You might not know the name Margaret Calvert, but the British know her road signs. In 1964 Calvert and Jock Kinneir (1917-1974), her former tutor at Chelsea College of Art, finished creating the country’s road signs, like the one for Men At Work (above). (On 1 January 1965 the new road signage system became law.)
Calvert says of the man digging: “Man having difficulty with a large umbrella… Of course, once you see that, it just looks like a large umbrella, but I don’t mind that.”
She told Frieze: “I now regret that I didn’t put a corner of a spade on the ‘men at work’ sign, it would have stopped all the jokes about a man struggling to put up an umbrella!”
Many of these pictograms…
“….were inspired by aspects of her own life. The cow featured in the triangular sign warning drivers to watch out for farm animals on the road was based on Patience, a cow on her relatives’ Warwickshire farm. Eager to make the school children crossing sign more accessible, she replaced the image of a boy in a school cap leading a little girl, with one of a girl – modelled on a photograph of herself as a child – with a younger boy.”
Calvert described the old sign as being: “quite archaic, almost like an illustration from Enid Blyton… I wanted to make it more inclusive because comprehensives were starting up.”

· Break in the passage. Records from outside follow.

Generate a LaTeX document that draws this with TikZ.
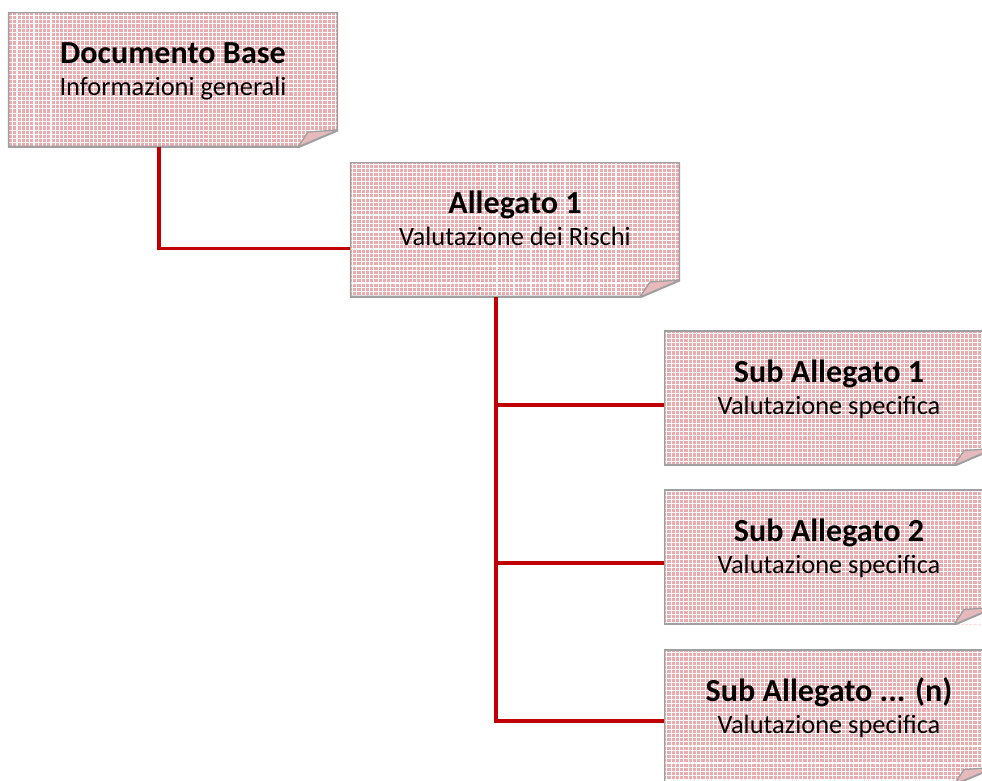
\documentclass[tikz,border=0pt]{standalone}
\usepackage{fontspec}
\setmainfont{Carlito}
\usepackage{xcolor}
\definecolor{paperpink}{RGB}{234,172,174}
\definecolor{flappink}{RGB}{230,186,188}
\definecolor{paperedge}{RGB}{160,160,160}
\definecolor{linkred}{HTML}{C00000}
\usetikzlibrary{calc,patterns.meta}
\tikzset{
  notepaper/.style = {rectangle, minimum width = 248.6pt, minimum height = 101.7pt,
    inner sep = 0pt, fill = paperpink, path picture = {
      \coordinate (nw) at (path picture bounding box.north west);
      \coordinate (ne) at (path picture bounding box.north east);
      \coordinate (sw) at (path picture bounding box.south west);
      \coordinate (se) at (path picture bounding box.south east);
      \fill[pattern = {Lines[angle = 0, distance = 3.2pt, line width = 0.8pt]},
        pattern color = white] (sw) rectangle (ne);
      \fill[pattern = {Lines[angle = 90, distance = 3.2pt, line width = 0.8pt]},
        pattern color = white] (sw) rectangle (ne);
      \fill[white] ($(se)+(-40,0)$) -- (se) -- ($(se)+(0,-17)$) -- cycle;
      \draw[paperedge, line width = 2pt] (nw) -- (ne) -- ($(se)+(0,-17)$)
        -- ($(se)+(-40,0)$) -- (sw) -- cycle;
      \filldraw[draw = paperedge, fill = flappink, line width = 1pt]
        ($(se)+(-40,0)$) -- ($(se)+(-30,-15)$) -- ($(se)+(0,-17)$) -- cycle;
    }},
  titletext/.style = {font = \fontsize{24.2}{29}\selectfont\bfseries,
    anchor = base, inner sep = 0pt},
  subtext/.style = {font = \fontsize{19.9}{24}\selectfont, anchor = base,
    inner sep = 0pt},
  link/.style = {draw = linkred, line width = 2.3pt}
}
\newcommand{\notebox}[4]{%
% name, centre, title, subtitle
  \node[notepaper] (#1) at (#2) {};
  \node[titletext] (#1-title) at ($(#1.center)+(0,-16)$) {#3};
  \node[subtext] (#1-sub) at ($(#1.center)+(0,16)$) {#4};
}
\begin{document}
\begin{tikzpicture}[x = 0.7533pt, y = -0.7533pt]
  \useasboundingbox (0,0) rectangle (982,780);
  \notebox{doc}{173,79.5}{Documento Base}{Informazioni generali}
  \notebox{all}{515,229.5}{Allegato 1}{Valutazione dei Rischi}
  \notebox{sub1}{829,398}{Sub Allegato 1}{Valutazione specifica}
  \notebox{sub2}{829,557}{Sub Allegato 2}{Valutazione specifica}
  \notebox{sub3}{829,717}{Sub Allegato ... (n)}{Valutazione specifica}
  % connectors
  \coordinate (docdrop) at ($(doc.south)+(-14,0)$);
  \coordinate (alljoin) at ($(all.west)+(0,19)$);
  \draw[link] (docdrop) |- (alljoin);
  \coordinate (trunk) at ($(all.south)+(-19,0)$);
  \coordinate (b1) at ($(sub1.west)+(0,7)$);
  \coordinate (b2) at ($(sub2.west)+(0,6)$);
  \coordinate (b3) at ($(sub3.west)+(0,4)$);
  \draw[link] (trunk) |- (b3);
  \draw[link] (trunk |- b1) -- (b1);
  \draw[link] (trunk |- b2) -- (b2);
\end{tikzpicture}
\end{document}
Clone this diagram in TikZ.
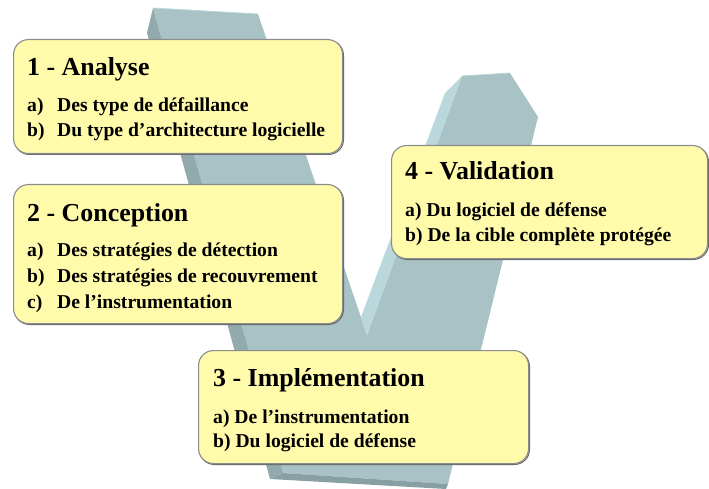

Calvert and Kinneir designed the typeface for Britain’s national motorways, British Rail, the British Airports Authority and the Tyne & Wear Metro. (Jock also designed the MOT symbol whilst working at the Design Research Unit).
Their first job together was for Gatwick Airport. One thing led to another. Says Calvert:
Colin Anderson, Chairman of P&O-Orient Line, saw Gatwick and got onto Jock to design a luggage label system for illiterate porters. He then became chairman of the committee looking at the motorway signs… we never really thought it would eventually be applied throughout the whole country. The committee was the first of such a stature to employ a designer as consultant. We had to re-think and re-do work continually. Sir Hugh Casson a was key figure on the Anderson committee [formed in 1957 to review Britain’s motorway signage requirements] and commissions Kinneir to design the new system, and T. G. Usborne of the Ministry of Transport, who was on both the Anderson and Worboys committees, was absolutely crucial in getting the whole job done. He saw the whole thing as a two stage job, stage one for motorways and stage two for all the roads.
The designers spent years testing for legibility in all sorts of extreme conditions; in the rain, at night, at speed. It was huge job. In 1958, Kinneir told her: “If this takes off it’s going to be the biggest job that any graphic design team has ever tackled.”
In 2015 Calvert featured in the Times:
The success of Gatwick led soon after to the motorway commission. This was in the early Sixties: the M1, Britain’s first motorway, had started to unspool down the spine of the country; Wilson’s white heat of technology was blazing; and motorists were dazzled. Car design had improved but sign design remained static with erratic fonts, designs and sizes. Crashes were frequent.
The government decided that something must be done and that meant new road signs for the entire country, created by a combination of design and empirical testing. Kinneir was chosen and in turn hired Calvert. Today it seems absurd that such a small team would be chosen for such an enormous job but it was, thinks Calvert, necessary. “It had to be small. Anything bigger would just be another committee.” The implication being that, once you get a committee to design a horse, you get camels.
Calvert told the BBC:
“It required completely radical thinking. The information wasn’t there in terms of reading distance, clarity and letter spaces. We had to make up the signs and then test them. It was instinctive.”
They were tested in an underground car park and in London’s Hyde Park, where they were propped up against trees to determine the most effective background colours and reading distances.
One of their biggest decisions, which caused upset among conservative commentators at the time, was to opt for a combination of upper and lower case letters.
“The actual word shape was the most distinctive thing because if you had Birmingham in capitals, from a distance, it’s difficult to read but in caps and lower case you have word shape,” says Calvert. “That was fundamental.”
Being invisible is hard.
Transport and Motorway [the fonts the duo devidsed], which is used only for route numbers on motorways, are still the only two typefaces permitted on UK road signs. Transport is also used in several other countries, including Iceland, Ireland and Portugal, and in much of the Middle East.
Transport may not be pretty but it is one of the most effective and useful typefaces in the UK, says Simon Garfield who wrote Just My Type, a book dedicated to fonts.
“The last thing you want to do when you’re driving along at 77mph is think ‘look at that lovely L or T’. All you want to do is be told where you are and where you turn. The key is not noticing it. When you are designing a typeface for signage, you know you have done well when no-one comments on it.”
Jock Kinneir, who died in 1994, was resigned to this fact. In 1965, he acknowledged that his and Calvert’s designs fulfilled their function so efficiently that the public would take them for granted: “Direction signs and street names are as vital as a drop of oil in an engine, without which the moving parts would seize up.”